— START Given information —

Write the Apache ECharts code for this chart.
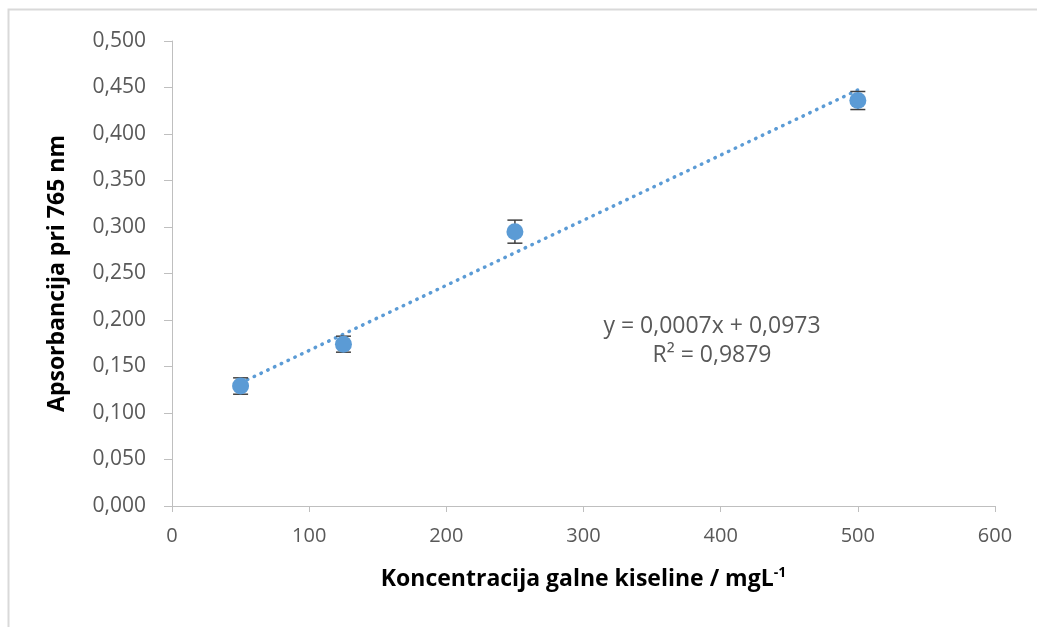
<!DOCTYPE html>
<html>
<head>
<meta charset="utf-8">
<script src="https://cdn.jsdelivr.net/npm/echarts@6/dist/echarts.min.js"></script>
<style>
    html, body { margin: 0; padding: 0; background: #fff; }
    #chart { width: 1037px; height: 627px; }
</style>
</head>
<body>
<div id="chart"></div>
<script>
// concentration of gallic acid (mg/L) and measured absorbance at 765 nm
const concentrations = [50, 125, 250, 500];
const absorbances = [0.129, 0.174, 0.295, 0.436];
const errors = [0.0088, 0.0086, 0.0124, 0.0097];

// linear trendline as printed on the chart
const trendSlope = 0.0007;
const trendIntercept = 0.0973;
const trendRange = [50, 500];
const equationLines = ['y = 0,0007x + 0,0973', 'R² = 0,9879'];

const blue = '#5b9bd5';
const labelGrey = '#595959';
const font = 'Open Sans, Liberation Sans, sans-serif';

const points = concentrations.map((x, i) => [x, absorbances[i]]);
const errorData = concentrations.map((x, i) => [x, absorbances[i] - errors[i], absorbances[i] + errors[i]]);
const trendData = trendRange.map(x => [x, trendSlope * x + trendIntercept]);

const chart = echarts.init(document.getElementById('chart'));

chart.setOption({
    animation: false,
    backgroundColor: '#fff',
    grid: { left: 172, top: 41, right: 42, bottom: 121 },
    xAxis: {
        type: 'value',
        min: 0,
        max: 600,
        interval: 100,
        name: 'Koncentracija galne kiseline / mgL{sup|-1}',
        nameLocation: 'middle',
        nameGap: 60,
        nameTextStyle: {
            fontFamily: font,
            fontSize: 23,
            fontWeight: 'bold',
            color: '#000',
            rich: {
                sup: { fontFamily: font, fontSize: 14, fontWeight: 'bold', color: '#000', verticalAlign: 'top', padding: [0, 0, 12, 0] }
            }
        },
        axisLine: { lineStyle: { color: '#bfbfbf', width: 1 } },
        axisTick: { show: true, length: 6, lineStyle: { color: '#bfbfbf' } },
        axisLabel: { color: labelGrey, fontFamily: font, fontSize: 20, margin: 20 },
        splitLine: { show: false }
    },
    yAxis: {
        type: 'value',
        min: 0,
        max: 0.5,
        interval: 0.05,
        name: 'Apsorbancija pri 765 nm',
        nameLocation: 'middle',
        nameGap: 103,
        nameTextStyle: { fontFamily: font, fontSize: 23, fontWeight: 'bold', color: '#000' },
        axisLine: { show: true, lineStyle: { color: '#bfbfbf', width: 1 } },
        axisTick: { show: true, length: 8, lineStyle: { color: '#bfbfbf' } },
        axisLabel: {
            color: labelGrey,
            fontFamily: font,
            fontSize: 21,
            margin: 26,
            formatter: v => v.toFixed(3).replace('.', ',')
        },
        splitLine: { show: false }
    },
    graphic: [
        {
            // chart frame, only top and left edges are visible
            type: 'rect',
            shape: { x: 8.5, y: 9.5, width: 1100, height: 700 },
            style: { fill: 'none', stroke: '#d9d9d9', lineWidth: 2 },
            silent: true
        },
        {
            type: 'text',
            x: 712,
            y: 312,
            style: {
                text: equationLines.join('\n'),
                fill: labelGrey,
                font: '23px ' + font,
                align: 'center',
                verticalAlign: 'top',
                lineHeight: 29
            }
        }
    ],
    series: [
        {
            name: 'trend',
            type: 'line',
            data: trendData,
            showSymbol: false,
            symbol: 'none',
            lineStyle: { color: blue, width: 3.5, type: [0.5, 7], cap: 'round' },
            z: 2
        },
        {
            name: 'error',
            type: 'custom',
            data: errorData,
            renderItem: (params, api) => {
                const x = api.value(0);
                const lo = api.coord([x, api.value(1)]);
                const hi = api.coord([x, api.value(2)]);
                const cap = 7.5;
                const style = { stroke: '#404040', lineWidth: 1.5 };
                return {
                    type: 'group',
                    children: [
                        { type: 'line', shape: { x1: lo[0], y1: lo[1], x2: hi[0], y2: hi[1] }, style },
                        { type: 'line', shape: { x1: lo[0] - cap, y1: lo[1], x2: lo[0] + cap, y2: lo[1] }, style },
                        { type: 'line', shape: { x1: hi[0] - cap, y1: hi[1], x2: hi[0] + cap, y2: hi[1] }, style }
                    ]
                };
            },
            z: 3
        },
        {
            name: 'absorbance',
            type: 'scatter',
            data: points,
            symbol: 'circle',
            symbolSize: 17,
            itemStyle: { color: blue, opacity: 1 },
            z: 4
        }
    ]
});
</script>
</body>
</html>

— END Given information —

• What is asked
Repeat the listing above from its first line through the line that contains "const font = 'Open", both included, and nothing more. Drop the pictures.

• Exercise result
Write the Apache ECharts code for this chart.
<!DOCTYPE html>
<html>
<head>
<meta charset="utf-8">
<script src="https://cdn.jsdelivr.net/npm/echarts@6/dist/echarts.min.js"></script>
<style>
    html, body { margin: 0; padding: 0; background: #fff; }
    #chart { width: 1037px; height: 627px; }
</style>
</head>
<body>
<div id="chart"></div>
<script>
// concentration of gallic acid (mg/L) and measured absorbance at 765 nm
const concentrations = [50, 125, 250, 500];
const absorbances = [0.129, 0.174, 0.295, 0.436];
const errors = [0.0088, 0.0086, 0.0124, 0.0097];

// linear trendline as printed on the chart
const trendSlope = 0.0007;
const trendIntercept = 0.0973;
const trendRange = [50, 500];
const equationLines = ['y = 0,0007x + 0,0973', 'R² = 0,9879'];

const blue = '#5b9bd5';
const labelGrey = '#595959';
const font = 'Open Sans, Liberation Sans, sans-serif';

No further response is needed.